HVS cut its teeth in the repair sector. Until it stopped ship repair work in 2011, it had repaired over 900 ships, including some very complex conversions and repairs such as lengthening Pure Car Truck Carriers by 28.8 metres, crane vessels, Floating Storage Offloading units and even platforms.
Since venturing into the newbuilding market in 2008, the company has focused on bulk carrier newbuildings from Handysize up to Kamsarmax-size and has successfully delivered 22 high quality ships to worldwide customers.
All shipbuilders are facing hard times based on continued concerns over the European debt crisis and the imbalance between supply and demand, and HVS is no exception.
Furthermore, due to the lack of finance, the poor charter market and the increasing number of idle vessels, contracting activity has slowed down considerably and the market prices remain under downward pressure while all related building costs (material, labour and other services) are increasing continuously.
HVS also senses severe competition from Chinese yards, which have access to cheap human resources and government support.
However, in this global downturn, HVS believes that strengthening its quality and competitiveness is the only way to survive and thrive.
“I don’t worry about the market situation since I see the current market conditions as an opportunity to train our workforce,” said President Lee. “We will develop qualified workers to prepare for the market upturn.”
There are 3,700 permanent staff and 1,000 subcontractors working at the shipyard. In addition to the focus on enhancing employees’ basic technical skills, HVS is also investing in developing management skills at the yard.
The yard has 110 Korean experts who are managers and general managers. Vietnamese staff are currently acting as middle management. A number of Vietnamese workers go each year to HMD for training for further promotion to upper management positions.
HVS’s Education & Training Department is mainly responsible for the training and development of Vietnamese workers. HVS organises many training courses guided by Korean instructors or well-known local professors. In addition, HVS regularly dispatches Vietnamese staff to HMD for training in up-to-date technology and “studying the working spirit in shipbuilding.”

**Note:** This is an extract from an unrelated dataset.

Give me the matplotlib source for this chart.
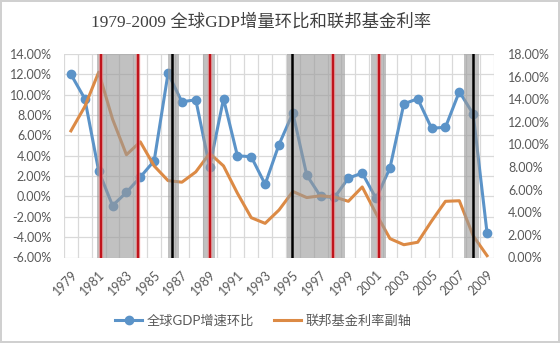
import matplotlib
matplotlib.use("Agg")
import matplotlib.pyplot as plt
from matplotlib.ticker import FuncFormatter, MultipleLocator
import numpy as np

plt.rcParams['font.family'] = ['Lato', 'Noto Sans CJK SC', 'DejaVu Sans']

years = list(range(1979, 2010))
gdp_growth = [12.0, 9.6, 2.5, -0.9, 0.4, 1.9, 3.5, 12.1, 9.3, 9.5, 2.9, 9.6, 4.0, 3.9,
              1.2, 5.1, 8.2, 2.1, 0.0, -0.1, 1.8, 2.3, -0.2, 2.8, 9.1, 9.6, 6.7, 6.8,
              10.3, 8.1, -3.6]
fed_rate = [11.2, 13.35, 16.39, 12.24, 9.09, 10.23, 8.10, 6.80, 6.66, 7.57, 9.21, 8.10,
            5.69, 3.52, 3.02, 4.20, 5.84, 5.30, 5.46, 5.35, 4.97, 6.24, 3.88, 1.67,
            1.13, 1.35, 3.22, 4.97, 5.02, 1.92, 0.16]
shade_spans = [(1980.86, 1983.98), (1985.98, 1986.81), (1988.55, 1989.39),
               (1994.56, 1998.76), (2000.64, 2001.70), (2007.35, 2008.43)]
red_lines = [1981.17, 1983.81, 1989.03, 1997.92, 2001.2]
black_lines = [1986.27, 1994.94, 2008.0]
x_labels = [str(y) for y in range(1979, 2010, 2)]

title = "1979-2009 全球GDP增量环比和联邦基金利率"
label_gdp = "全球GDP增速环比"
label_fed = "联邦基金利率副轴"

blue = '#5b93c8'
orange = '#dc8a45'
txt = '#595959'

fig = plt.figure(figsize=(5.6, 3.43), dpi=100)
fig.patch.set_facecolor('white')
fig.patch.set_edgecolor('#d0d0d0')
fig.patch.set_linewidth(1.5)

ax = fig.add_axes([64/560, 1-257.5/343, 430/560, 203.5/343])
ax2 = ax.twinx()

ax.plot(years, gdp_growth, color=blue, lw=2.2, marker='o', ms=6, zorder=3,
        label=label_gdp)
ax2.plot(years, fed_rate, color=orange, lw=2.2, zorder=3, label=label_fed)

for a, b in shade_spans:
    ax2.axvspan(a, b, color='#999999', alpha=0.6, lw=0, zorder=4)
for x in red_lines:
    ax2.axvline(x, color='#f08080', lw=3.2, alpha=0.6, zorder=5)
    ax2.axvline(x, color='#c0141c', lw=1.6, zorder=6)
for x in black_lines:
    ax2.axvline(x, color='black', lw=1.8, zorder=6)

ax.set_xlim(1978.5, 2009.5)
ax.set_ylim(-6, 14)
ax2.set_ylim(0, 18)
ax.yaxis.set_major_locator(MultipleLocator(2))
ax2.yaxis.set_major_locator(MultipleLocator(2))
pct = FuncFormatter(lambda v, p: f"{v:.2f}%")
ax.yaxis.set_major_formatter(pct)
ax2.yaxis.set_major_formatter(pct)

ax.set_xticks(list(range(1979, 2010, 2)))
ax.set_xticklabels(x_labels, rotation=45, ha='right', va='top',
                   rotation_mode='anchor')
ax.set_xticks(np.arange(1978.5, 2010.0, 1.0), minor=True)
ax.grid(True, axis='y', which='major', color='#d9d9d9', lw=0.9)
ax.grid(True, axis='x', which='minor', color='#d9d9d9', lw=0.9)
ax.grid(False, axis='x', which='major')
ax.set_axisbelow(True)

for a in (ax, ax2):
    for s in a.spines.values():
        s.set_visible(False)
ax.tick_params(axis='both', which='both', length=0, colors=txt, labelsize=9)
ax.tick_params(axis='y', pad=9)
ax.tick_params(axis='x', pad=8)
ax2.tick_params(axis='y', length=0, colors=txt, labelsize=9, pad=10)

fig.text(261/560, 1-22/343, title, ha='center', va='center', fontsize=12.5,
         color='#404040', family=['Liberation Serif', 'Noto Sans CJK SC'])

h1, l1 = ax.get_legend_handles_labels()
h2, l2 = ax2.get_legend_handles_labels()
leg = fig.legend(h1 + h2, l1 + l2, loc='center', ncol=2,
                 bbox_to_anchor=(263/560, 1-320.7/343), frameon=False,
                 fontsize=9.5, handlelength=2.1, columnspacing=1.5,
                 handletextpad=0.3)
for t in leg.get_texts():
    t.set_color(txt)

fig.savefig('out.png', dpi=100)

According to Mr Park Tae Wook, Vice President of HVS, the shipyard has two shifts – 7:30 am to 5:00 pm for all types of work and then a night shift from 7:30 pm to 6:00 am, which is only allocated to steel cutting, block blasting and painting. The yard can handle 450 tonnes of steel a day and can now build 20 ships a year.
The yard’s productivity has improved gradually since 2008 and there is even further improvement ahead.
The pace of construction is 10 months from steel cutting to delivery, with 4.5 months for block fabrication, three months in the dock and 2.5 months at the quayside. This compares to eight months at HMD.
“The labour productivity is now 2.0 compared to 1 for Korea, and the target for the coming years is to bring this to 1.5 by 2014,” said Park Tae Wook, the Vice President for the Customer Support Division.
HVS also benefits from the leading edge design work of the HMD design office, which has 700 employees working on new designs on a regular basis. They use the state-of-the-art engineering system to constantly search to improve the portfolio of designs using the latest generation of engines, optimised hull forms and energy saving technologies.
In order to meet customers’ various needs for fuel efficiency and environmental features, HMD is currently focusing on developing the latest “ECO” designs to satisfy the increasing global demand for higher efficiency vessels.
Three areas of focus
Quality improvement, cost reductions and safety guarantees are currently HVS’s three focus areas.
HVS’s management highlights that the quality of the ships has been showing up quite well even compared to HMD, based on a strict consideration of non-conformity reports and guarantee claims.
Being selective with owners and other partners has been one of the keys to HMD’s and HVS’s success.
Over the past 15 years, HVS has achieved close and good cooperation with all the international classification societies, such as DNV, KR, ABS, NK, relating to both ship repairs and newbuildings.
“We are very happy with DNV as it operates at the highest level of professionalism and is one of the world’s top classification societies. Even minor comments and/or recommendations are carefully reviewed so as to ensure customer satisfaction,” said Mr Lee Jong Chan, General Manager of the Contract Management Department.
“From when HVS commenced the first newbuilding project with DNV until now, we sincerely appreciate DNV support and cooperation in all respects, especially its willingness to clarify issues at the initial stage,” said Mr Lee Jong Chan.
HMD is known as the world’s leading shipbuilder for medium-sized Product Carriers, Containers, Pure Car and Truck Carriers, Ro-Ro/Con-Ro Vessels and LPG Carriers. Due to HVS’s abilities, HMD has recommended some customers to order certain types of bulk carriers from HVS to get the same quality and safety standards as from HMD but at a better price.
HVS’s status is as HMD’s subcontractor for construction while HMD will remain as the main contractor and will undertake all the Contract’s guarantees and responsibilities.
At this moment, HVS only focuses on the construction of bulk carriers but other ship types may be considered in the future, depending on the market situation.
“As always, HMD has a glorious track record of various ship types and will be able to support us in building other ship types based on their know-how and the experience we have been accumulating,” said President Lee.